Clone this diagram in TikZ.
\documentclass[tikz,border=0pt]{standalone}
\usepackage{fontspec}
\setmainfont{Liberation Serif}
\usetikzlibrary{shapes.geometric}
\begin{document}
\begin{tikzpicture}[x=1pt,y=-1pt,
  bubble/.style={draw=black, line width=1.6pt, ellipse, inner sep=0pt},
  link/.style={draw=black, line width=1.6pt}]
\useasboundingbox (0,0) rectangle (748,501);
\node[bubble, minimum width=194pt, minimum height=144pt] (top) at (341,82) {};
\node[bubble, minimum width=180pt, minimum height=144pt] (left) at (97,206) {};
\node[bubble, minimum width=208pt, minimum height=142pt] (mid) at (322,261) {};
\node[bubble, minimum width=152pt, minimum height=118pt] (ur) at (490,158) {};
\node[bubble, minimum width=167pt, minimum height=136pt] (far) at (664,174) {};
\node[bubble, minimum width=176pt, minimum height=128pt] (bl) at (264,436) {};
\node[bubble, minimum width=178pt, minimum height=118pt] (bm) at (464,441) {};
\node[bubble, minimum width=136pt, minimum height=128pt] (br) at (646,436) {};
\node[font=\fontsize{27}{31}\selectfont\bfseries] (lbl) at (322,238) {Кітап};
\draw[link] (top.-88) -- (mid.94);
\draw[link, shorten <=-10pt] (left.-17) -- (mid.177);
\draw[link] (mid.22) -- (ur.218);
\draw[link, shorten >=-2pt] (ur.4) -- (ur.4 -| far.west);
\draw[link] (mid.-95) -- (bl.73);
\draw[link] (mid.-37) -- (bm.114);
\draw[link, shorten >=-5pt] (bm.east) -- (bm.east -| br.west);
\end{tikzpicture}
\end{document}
☆ ☆ ☆ ☆ ☆
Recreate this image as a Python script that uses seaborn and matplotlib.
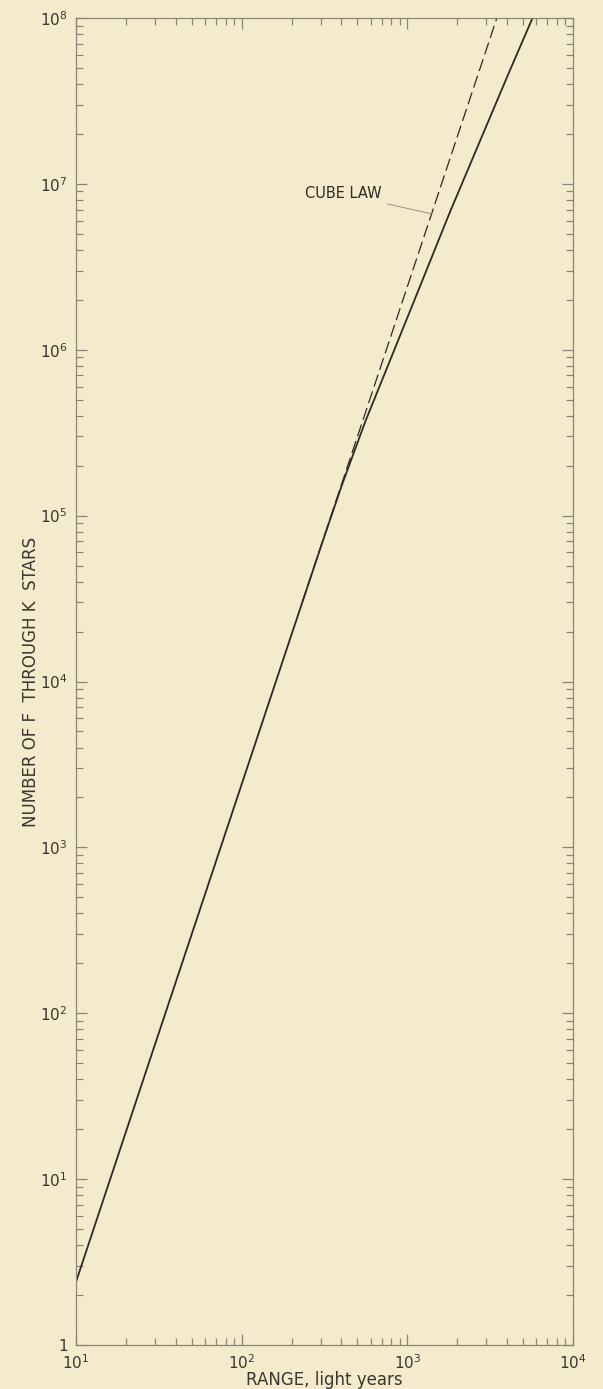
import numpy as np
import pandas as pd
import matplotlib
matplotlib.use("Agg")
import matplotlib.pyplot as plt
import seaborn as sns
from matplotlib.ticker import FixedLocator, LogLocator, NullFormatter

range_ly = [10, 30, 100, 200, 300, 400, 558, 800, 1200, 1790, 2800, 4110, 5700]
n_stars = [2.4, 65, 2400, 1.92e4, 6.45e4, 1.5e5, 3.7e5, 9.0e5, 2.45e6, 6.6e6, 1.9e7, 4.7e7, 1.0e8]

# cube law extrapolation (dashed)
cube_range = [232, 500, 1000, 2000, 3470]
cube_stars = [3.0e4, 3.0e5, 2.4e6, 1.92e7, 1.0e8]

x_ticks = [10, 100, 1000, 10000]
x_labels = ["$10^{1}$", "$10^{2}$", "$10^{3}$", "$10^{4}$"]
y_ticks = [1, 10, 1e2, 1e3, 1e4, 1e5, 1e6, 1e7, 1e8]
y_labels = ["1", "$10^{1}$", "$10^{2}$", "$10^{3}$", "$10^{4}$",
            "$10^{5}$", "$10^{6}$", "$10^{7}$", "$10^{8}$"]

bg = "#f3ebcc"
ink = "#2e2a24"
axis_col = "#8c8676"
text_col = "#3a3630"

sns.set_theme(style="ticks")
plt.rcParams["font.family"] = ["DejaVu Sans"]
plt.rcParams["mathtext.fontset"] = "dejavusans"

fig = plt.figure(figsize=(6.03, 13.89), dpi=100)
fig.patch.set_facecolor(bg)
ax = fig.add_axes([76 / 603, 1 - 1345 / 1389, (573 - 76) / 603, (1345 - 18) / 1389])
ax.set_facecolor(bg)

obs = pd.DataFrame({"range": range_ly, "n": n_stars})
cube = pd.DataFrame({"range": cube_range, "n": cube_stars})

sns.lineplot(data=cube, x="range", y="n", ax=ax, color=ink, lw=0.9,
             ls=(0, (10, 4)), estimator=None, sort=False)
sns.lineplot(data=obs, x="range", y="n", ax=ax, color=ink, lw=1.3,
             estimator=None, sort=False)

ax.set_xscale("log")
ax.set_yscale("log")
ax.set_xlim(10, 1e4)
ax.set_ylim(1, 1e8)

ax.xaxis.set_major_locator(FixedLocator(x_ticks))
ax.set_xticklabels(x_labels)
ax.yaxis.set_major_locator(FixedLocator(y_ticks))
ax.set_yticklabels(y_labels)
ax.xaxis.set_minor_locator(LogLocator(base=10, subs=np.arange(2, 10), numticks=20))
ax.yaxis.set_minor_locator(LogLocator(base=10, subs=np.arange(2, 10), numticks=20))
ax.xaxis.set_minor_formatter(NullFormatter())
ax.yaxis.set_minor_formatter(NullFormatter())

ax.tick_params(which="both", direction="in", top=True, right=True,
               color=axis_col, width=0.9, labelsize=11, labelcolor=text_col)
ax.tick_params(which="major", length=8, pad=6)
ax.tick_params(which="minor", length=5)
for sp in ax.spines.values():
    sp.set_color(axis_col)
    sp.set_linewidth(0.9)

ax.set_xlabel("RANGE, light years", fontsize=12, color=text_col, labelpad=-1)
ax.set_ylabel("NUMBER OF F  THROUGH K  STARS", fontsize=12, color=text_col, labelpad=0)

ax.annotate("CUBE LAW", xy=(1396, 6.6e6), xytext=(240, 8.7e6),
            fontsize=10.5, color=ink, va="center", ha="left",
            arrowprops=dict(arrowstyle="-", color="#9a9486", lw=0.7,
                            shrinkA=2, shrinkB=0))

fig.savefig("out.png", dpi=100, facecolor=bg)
☆ ☆ ☆ ☆ ☆
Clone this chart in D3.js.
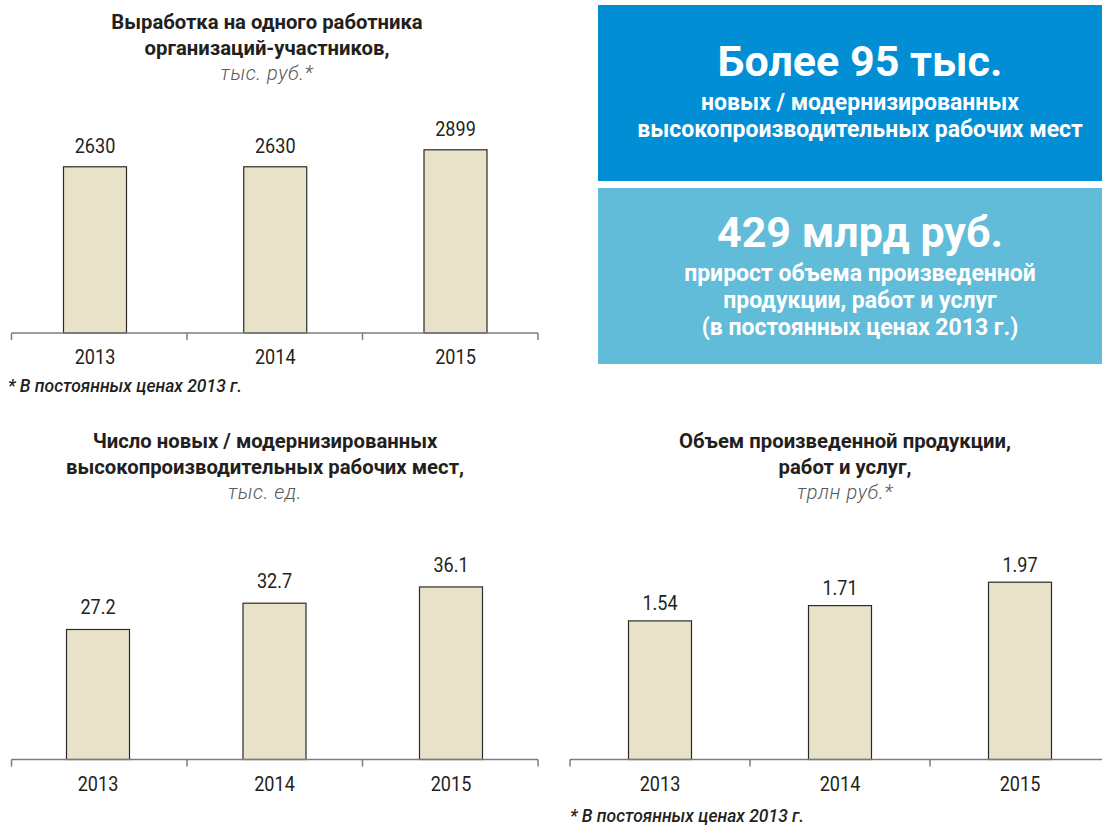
☆ ☆ ☆ ☆ ☆
» **What you are asked to do**
Above are the records. Print exactly the lines from the one containing "Recreate this image" to the one containing "1.9e7, 4.7e7, 1.0e8]", both included, and nothing else; pictures are excluded.

» **Task answer**
Recreate this image as a Python script that uses seaborn and matplotlib.
import numpy as np
import pandas as pd
import matplotlib
matplotlib.use("Agg")
import matplotlib.pyplot as plt
import seaborn as sns
from matplotlib.ticker import FixedLocator, LogLocator, NullFormatter

range_ly = [10, 30, 100, 200, 300, 400, 558, 800, 1200, 1790, 2800, 4110, 5700]
n_stars = [2.4, 65, 2400, 1.92e4, 6.45e4, 1.5e5, 3.7e5, 9.0e5, 2.45e6, 6.6e6, 1.9e7, 4.7e7, 1.0e8]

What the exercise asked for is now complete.